• **Plotting code records**
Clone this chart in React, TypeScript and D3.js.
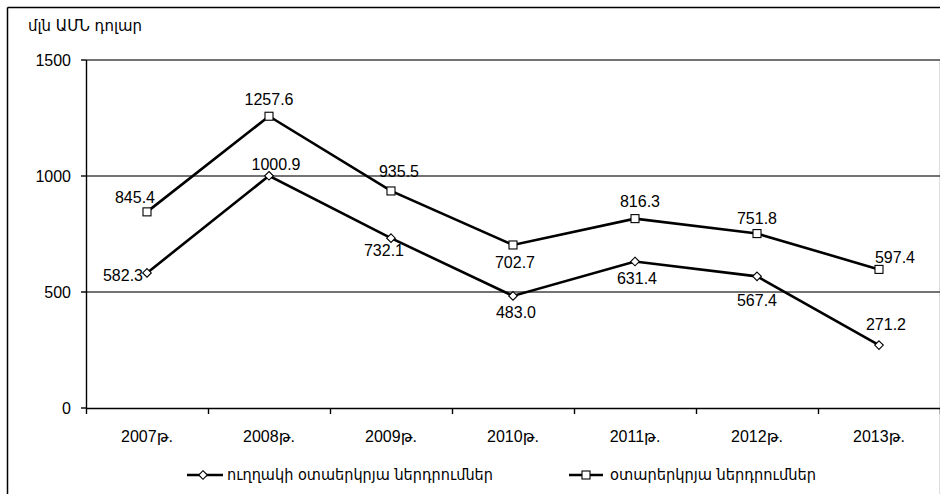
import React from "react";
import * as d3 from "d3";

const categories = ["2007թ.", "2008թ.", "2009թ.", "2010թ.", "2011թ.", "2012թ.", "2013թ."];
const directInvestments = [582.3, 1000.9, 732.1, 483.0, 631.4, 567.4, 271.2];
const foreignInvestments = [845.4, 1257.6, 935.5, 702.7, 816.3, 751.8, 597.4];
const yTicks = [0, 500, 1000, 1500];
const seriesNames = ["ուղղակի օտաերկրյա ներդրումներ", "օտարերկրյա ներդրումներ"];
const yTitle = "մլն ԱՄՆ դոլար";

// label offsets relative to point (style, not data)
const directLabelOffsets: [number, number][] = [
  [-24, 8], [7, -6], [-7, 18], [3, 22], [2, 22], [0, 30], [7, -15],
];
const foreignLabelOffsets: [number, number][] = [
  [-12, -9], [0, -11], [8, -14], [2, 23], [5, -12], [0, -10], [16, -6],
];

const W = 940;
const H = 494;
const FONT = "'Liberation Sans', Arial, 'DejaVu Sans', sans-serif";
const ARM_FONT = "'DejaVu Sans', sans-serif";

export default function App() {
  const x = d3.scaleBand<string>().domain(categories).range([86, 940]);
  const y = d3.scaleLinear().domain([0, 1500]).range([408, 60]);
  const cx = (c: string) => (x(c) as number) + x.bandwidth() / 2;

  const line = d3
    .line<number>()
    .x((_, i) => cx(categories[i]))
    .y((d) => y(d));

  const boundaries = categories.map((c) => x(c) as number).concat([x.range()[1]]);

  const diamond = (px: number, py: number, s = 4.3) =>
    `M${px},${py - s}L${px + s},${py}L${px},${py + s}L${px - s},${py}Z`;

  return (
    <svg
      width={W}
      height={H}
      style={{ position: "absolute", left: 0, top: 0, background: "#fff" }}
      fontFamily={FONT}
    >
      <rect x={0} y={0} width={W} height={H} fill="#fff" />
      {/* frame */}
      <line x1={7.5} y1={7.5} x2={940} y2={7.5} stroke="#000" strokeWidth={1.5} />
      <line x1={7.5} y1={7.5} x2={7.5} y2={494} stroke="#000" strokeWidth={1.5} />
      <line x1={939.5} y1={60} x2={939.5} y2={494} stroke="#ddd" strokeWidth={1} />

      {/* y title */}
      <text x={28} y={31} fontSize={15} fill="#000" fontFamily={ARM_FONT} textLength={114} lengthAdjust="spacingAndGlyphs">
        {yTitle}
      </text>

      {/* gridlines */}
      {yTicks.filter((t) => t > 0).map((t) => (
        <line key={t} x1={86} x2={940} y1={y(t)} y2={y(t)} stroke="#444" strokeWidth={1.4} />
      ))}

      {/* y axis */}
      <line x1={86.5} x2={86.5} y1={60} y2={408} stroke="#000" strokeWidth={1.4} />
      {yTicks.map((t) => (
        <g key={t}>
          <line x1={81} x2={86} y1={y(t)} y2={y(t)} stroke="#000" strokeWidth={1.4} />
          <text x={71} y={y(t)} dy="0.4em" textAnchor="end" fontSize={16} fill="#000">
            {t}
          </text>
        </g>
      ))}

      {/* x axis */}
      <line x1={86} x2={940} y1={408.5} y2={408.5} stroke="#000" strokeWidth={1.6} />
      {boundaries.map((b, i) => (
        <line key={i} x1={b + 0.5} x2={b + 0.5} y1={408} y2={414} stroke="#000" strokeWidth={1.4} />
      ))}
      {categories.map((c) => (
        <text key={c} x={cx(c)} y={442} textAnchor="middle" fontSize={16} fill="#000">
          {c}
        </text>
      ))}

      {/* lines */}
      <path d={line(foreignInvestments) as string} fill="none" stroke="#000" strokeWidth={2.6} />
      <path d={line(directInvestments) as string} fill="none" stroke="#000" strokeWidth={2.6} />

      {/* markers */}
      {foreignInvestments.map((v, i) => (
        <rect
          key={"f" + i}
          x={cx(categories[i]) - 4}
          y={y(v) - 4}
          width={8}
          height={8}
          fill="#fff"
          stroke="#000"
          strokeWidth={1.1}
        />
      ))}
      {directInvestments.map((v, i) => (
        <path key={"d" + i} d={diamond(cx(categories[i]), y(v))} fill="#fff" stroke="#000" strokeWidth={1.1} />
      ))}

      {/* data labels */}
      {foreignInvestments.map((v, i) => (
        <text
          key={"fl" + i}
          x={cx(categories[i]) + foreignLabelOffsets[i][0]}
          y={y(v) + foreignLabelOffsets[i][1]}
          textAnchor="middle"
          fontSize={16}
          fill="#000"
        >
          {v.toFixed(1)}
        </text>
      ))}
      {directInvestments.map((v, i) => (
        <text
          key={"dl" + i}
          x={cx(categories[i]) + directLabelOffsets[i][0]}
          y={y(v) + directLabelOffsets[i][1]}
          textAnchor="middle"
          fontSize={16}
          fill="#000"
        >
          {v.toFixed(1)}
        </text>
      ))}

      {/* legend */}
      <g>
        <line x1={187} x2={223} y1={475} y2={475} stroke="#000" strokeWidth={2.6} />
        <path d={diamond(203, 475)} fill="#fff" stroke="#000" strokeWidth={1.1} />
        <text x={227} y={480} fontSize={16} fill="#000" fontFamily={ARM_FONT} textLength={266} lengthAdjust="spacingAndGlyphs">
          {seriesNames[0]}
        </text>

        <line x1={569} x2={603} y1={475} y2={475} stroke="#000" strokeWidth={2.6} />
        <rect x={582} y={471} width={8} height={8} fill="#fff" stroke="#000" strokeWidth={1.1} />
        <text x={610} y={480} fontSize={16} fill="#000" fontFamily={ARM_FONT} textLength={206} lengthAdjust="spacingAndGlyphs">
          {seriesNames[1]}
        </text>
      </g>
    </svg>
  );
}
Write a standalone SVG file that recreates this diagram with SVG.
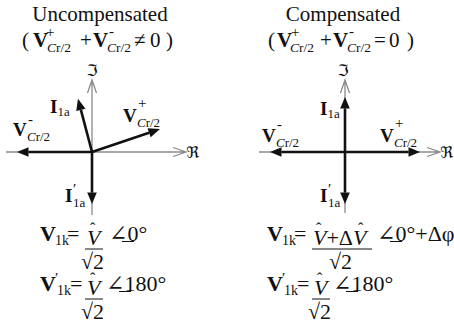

• **Exercise requirements**
Repeat each entry above word for word, leaving every picture out.

• **Finished answer**
Clone this chart in React, TypeScript and D3.js.
import React from "react";
import * as d3 from "d3";

const categories = ["2007թ.", "2008թ.", "2009թ.", "2010թ.", "2011թ.", "2012թ.", "2013թ."];
const directInvestments = [582.3, 1000.9, 732.1, 483.0, 631.4, 567.4, 271.2];
const foreignInvestments = [845.4, 1257.6, 935.5, 702.7, 816.3, 751.8, 597.4];
const yTicks = [0, 500, 1000, 1500];
const seriesNames = ["ուղղակի օտաերկրյա ներդրումներ", "օտարերկրյա ներդրումներ"];
const yTitle = "մլն ԱՄՆ դոլար";

// label offsets relative to point (style, not data)
const directLabelOffsets: [number, number][] = [
  [-24, 8], [7, -6], [-7, 18], [3, 22], [2, 22], [0, 30], [7, -15],
];
const foreignLabelOffsets: [number, number][] = [
  [-12, -9], [0, -11], [8, -14], [2, 23], [5, -12], [0, -10], [16, -6],
];

const W = 940;
const H = 494;
const FONT = "'Liberation Sans', Arial, 'DejaVu Sans', sans-serif";
const ARM_FONT = "'DejaVu Sans', sans-serif";

export default function App() {
  const x = d3.scaleBand<string>().domain(categories).range([86, 940]);
  const y = d3.scaleLinear().domain([0, 1500]).range([408, 60]);
  const cx = (c: string) => (x(c) as number) + x.bandwidth() / 2;

  const line = d3
    .line<number>()
    .x((_, i) => cx(categories[i]))
    .y((d) => y(d));

  const boundaries = categories.map((c) => x(c) as number).concat([x.range()[1]]);

  const diamond = (px: number, py: number, s = 4.3) =>
    `M${px},${py - s}L${px + s},${py}L${px},${py + s}L${px - s},${py}Z`;

  return (
    <svg
      width={W}
      height={H}
      style={{ position: "absolute", left: 0, top: 0, background: "#fff" }}
      fontFamily={FONT}
    >
      <rect x={0} y={0} width={W} height={H} fill="#fff" />
      {/* frame */}
      <line x1={7.5} y1={7.5} x2={940} y2={7.5} stroke="#000" strokeWidth={1.5} />
      <line x1={7.5} y1={7.5} x2={7.5} y2={494} stroke="#000" strokeWidth={1.5} />
      <line x1={939.5} y1={60} x2={939.5} y2={494} stroke="#ddd" strokeWidth={1} />

      {/* y title */}
      <text x={28} y={31} fontSize={15} fill="#000" fontFamily={ARM_FONT} textLength={114} lengthAdjust="spacingAndGlyphs">
        {yTitle}
      </text>

      {/* gridlines */}
      {yTicks.filter((t) => t > 0).map((t) => (
        <line key={t} x1={86} x2={940} y1={y(t)} y2={y(t)} stroke="#444" strokeWidth={1.4} />
      ))}

      {/* y axis */}
      <line x1={86.5} x2={86.5} y1={60} y2={408} stroke="#000" strokeWidth={1.4} />
      {yTicks.map((t) => (
        <g key={t}>
          <line x1={81} x2={86} y1={y(t)} y2={y(t)} stroke="#000" strokeWidth={1.4} />
          <text x={71} y={y(t)} dy="0.4em" textAnchor="end" fontSize={16} fill="#000">
            {t}
          </text>
        </g>
      ))}

      {/* x axis */}
      <line x1={86} x2={940} y1={408.5} y2={408.5} stroke="#000" strokeWidth={1.6} />
      {boundaries.map((b, i) => (
        <line key={i} x1={b + 0.5} x2={b + 0.5} y1={408} y2={414} stroke="#000" strokeWidth={1.4} />
      ))}
      {categories.map((c) => (
        <text key={c} x={cx(c)} y={442} textAnchor="middle" fontSize={16} fill="#000">
          {c}
        </text>
      ))}

      {/* lines */}
      <path d={line(foreignInvestments) as string} fill="none" stroke="#000" strokeWidth={2.6} />
      <path d={line(directInvestments) as string} fill="none" stroke="#000" strokeWidth={2.6} />

      {/* markers */}
      {foreignInvestments.map((v, i) => (
        <rect
          key={"f" + i}
          x={cx(categories[i]) - 4}
          y={y(v) - 4}
          width={8}
          height={8}
          fill="#fff"
          stroke="#000"
          strokeWidth={1.1}
        />
      ))}
      {directInvestments.map((v, i) => (
        <path key={"d" + i} d={diamond(cx(categories[i]), y(v))} fill="#fff" stroke="#000" strokeWidth={1.1} />
      ))}

      {/* data labels */}
      {foreignInvestments.map((v, i) => (
        <text
          key={"fl" + i}
          x={cx(categories[i]) + foreignLabelOffsets[i][0]}
          y={y(v) + foreignLabelOffsets[i][1]}
          textAnchor="middle"
          fontSize={16}
          fill="#000"
        >
          {v.toFixed(1)}
        </text>
      ))}
      {directInvestments.map((v, i) => (
        <text
          key={"dl" + i}
          x={cx(categories[i]) + directLabelOffsets[i][0]}
          y={y(v) + directLabelOffsets[i][1]}
          textAnchor="middle"
          fontSize={16}
          fill="#000"
        >
          {v.toFixed(1)}
        </text>
      ))}

      {/* legend */}
      <g>
        <line x1={187} x2={223} y1={475} y2={475} stroke="#000" strokeWidth={2.6} />
        <path d={diamond(203, 475)} fill="#fff" stroke="#000" strokeWidth={1.1} />
        <text x={227} y={480} fontSize={16} fill="#000" fontFamily={ARM_FONT} textLength={266} lengthAdjust="spacingAndGlyphs">
          {seriesNames[0]}
        </text>

        <line x1={569} x2={603} y1={475} y2={475} stroke="#000" strokeWidth={2.6} />
        <rect x={582} y={471} width={8} height={8} fill="#fff" stroke="#000" strokeWidth={1.1} />
        <text x={610} y={480} fontSize={16} fill="#000" fontFamily={ARM_FONT} textLength={206} lengthAdjust="spacingAndGlyphs">
          {seriesNames[1]}
        </text>
      </g>
    </svg>
  );
}
Write a standalone SVG file that recreates this diagram with SVG.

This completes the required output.